◆ **TASK TO CARRY OUT**
Each line that holds the string "code" counts once; say how many such lines there are and add nothing.

◆ **GIVEN INFORMATION**
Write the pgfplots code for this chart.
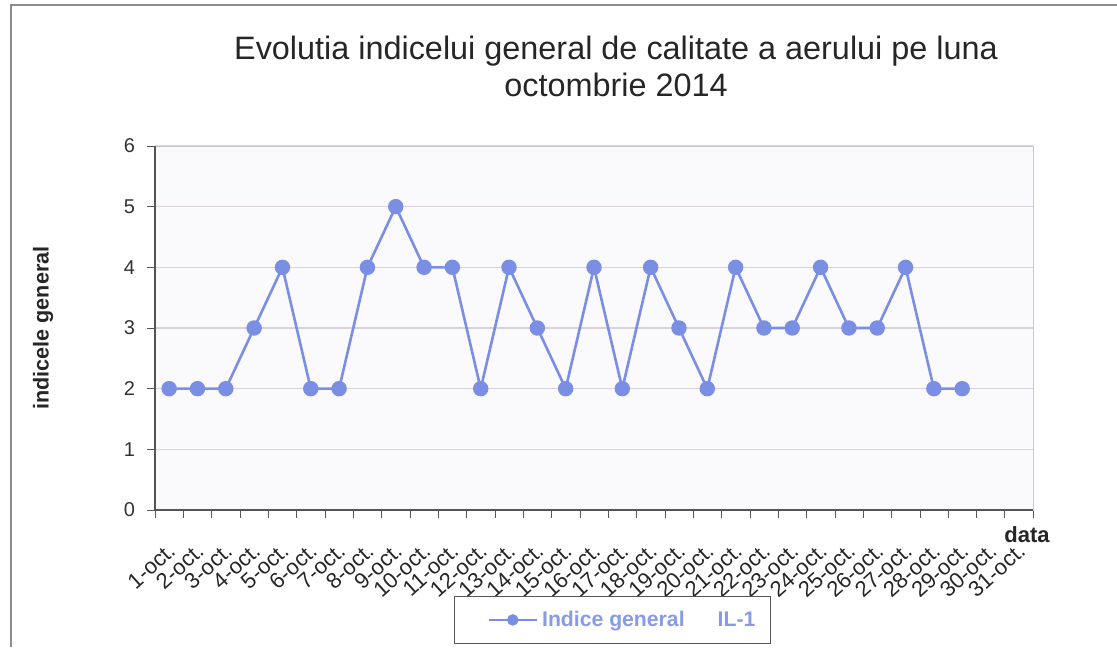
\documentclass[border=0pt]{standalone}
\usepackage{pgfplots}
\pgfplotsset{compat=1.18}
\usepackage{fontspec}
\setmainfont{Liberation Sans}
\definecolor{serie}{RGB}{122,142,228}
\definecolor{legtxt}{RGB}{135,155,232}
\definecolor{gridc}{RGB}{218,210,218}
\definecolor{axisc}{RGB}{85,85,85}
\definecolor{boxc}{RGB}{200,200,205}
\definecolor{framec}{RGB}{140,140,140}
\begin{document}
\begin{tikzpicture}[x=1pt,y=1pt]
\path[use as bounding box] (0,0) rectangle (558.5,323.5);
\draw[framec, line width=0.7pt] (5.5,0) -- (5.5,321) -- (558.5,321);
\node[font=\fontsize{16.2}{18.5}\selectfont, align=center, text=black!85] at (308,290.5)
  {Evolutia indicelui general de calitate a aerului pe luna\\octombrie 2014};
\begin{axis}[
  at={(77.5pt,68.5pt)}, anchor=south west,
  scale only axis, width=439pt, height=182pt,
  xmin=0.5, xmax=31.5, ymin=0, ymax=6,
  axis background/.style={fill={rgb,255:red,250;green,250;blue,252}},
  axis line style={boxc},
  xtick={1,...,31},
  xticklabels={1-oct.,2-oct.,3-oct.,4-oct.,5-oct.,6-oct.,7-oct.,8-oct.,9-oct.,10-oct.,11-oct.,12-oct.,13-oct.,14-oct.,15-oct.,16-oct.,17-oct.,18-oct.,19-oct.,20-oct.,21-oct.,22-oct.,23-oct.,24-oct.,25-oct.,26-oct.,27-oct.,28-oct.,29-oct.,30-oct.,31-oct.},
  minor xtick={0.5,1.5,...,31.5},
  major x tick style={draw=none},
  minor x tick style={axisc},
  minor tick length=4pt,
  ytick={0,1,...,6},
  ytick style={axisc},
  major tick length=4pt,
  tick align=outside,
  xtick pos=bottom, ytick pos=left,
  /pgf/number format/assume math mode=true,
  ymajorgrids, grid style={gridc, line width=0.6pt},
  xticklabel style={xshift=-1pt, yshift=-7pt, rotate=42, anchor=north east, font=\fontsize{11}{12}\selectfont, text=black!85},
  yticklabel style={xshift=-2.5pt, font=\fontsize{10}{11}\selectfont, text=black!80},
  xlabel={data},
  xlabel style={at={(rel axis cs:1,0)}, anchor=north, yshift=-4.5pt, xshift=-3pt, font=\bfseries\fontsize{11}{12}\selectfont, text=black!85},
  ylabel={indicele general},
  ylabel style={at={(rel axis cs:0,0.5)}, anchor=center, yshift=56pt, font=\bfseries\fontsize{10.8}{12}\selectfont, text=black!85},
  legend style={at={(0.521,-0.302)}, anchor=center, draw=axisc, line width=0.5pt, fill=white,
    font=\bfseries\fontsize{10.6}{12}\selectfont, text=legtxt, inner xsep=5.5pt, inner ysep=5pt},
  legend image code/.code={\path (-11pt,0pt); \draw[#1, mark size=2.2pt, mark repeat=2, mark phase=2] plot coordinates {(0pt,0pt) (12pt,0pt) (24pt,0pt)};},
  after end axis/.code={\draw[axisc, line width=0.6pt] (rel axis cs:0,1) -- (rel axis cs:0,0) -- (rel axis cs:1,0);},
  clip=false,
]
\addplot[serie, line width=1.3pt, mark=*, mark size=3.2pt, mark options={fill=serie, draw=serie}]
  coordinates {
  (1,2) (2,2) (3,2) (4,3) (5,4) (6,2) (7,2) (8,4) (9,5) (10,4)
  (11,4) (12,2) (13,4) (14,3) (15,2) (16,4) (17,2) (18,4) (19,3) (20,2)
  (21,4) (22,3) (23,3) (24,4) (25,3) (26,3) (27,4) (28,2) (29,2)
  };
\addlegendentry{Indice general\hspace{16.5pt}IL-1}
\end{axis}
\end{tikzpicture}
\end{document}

◆ **FINAL RESULT**
3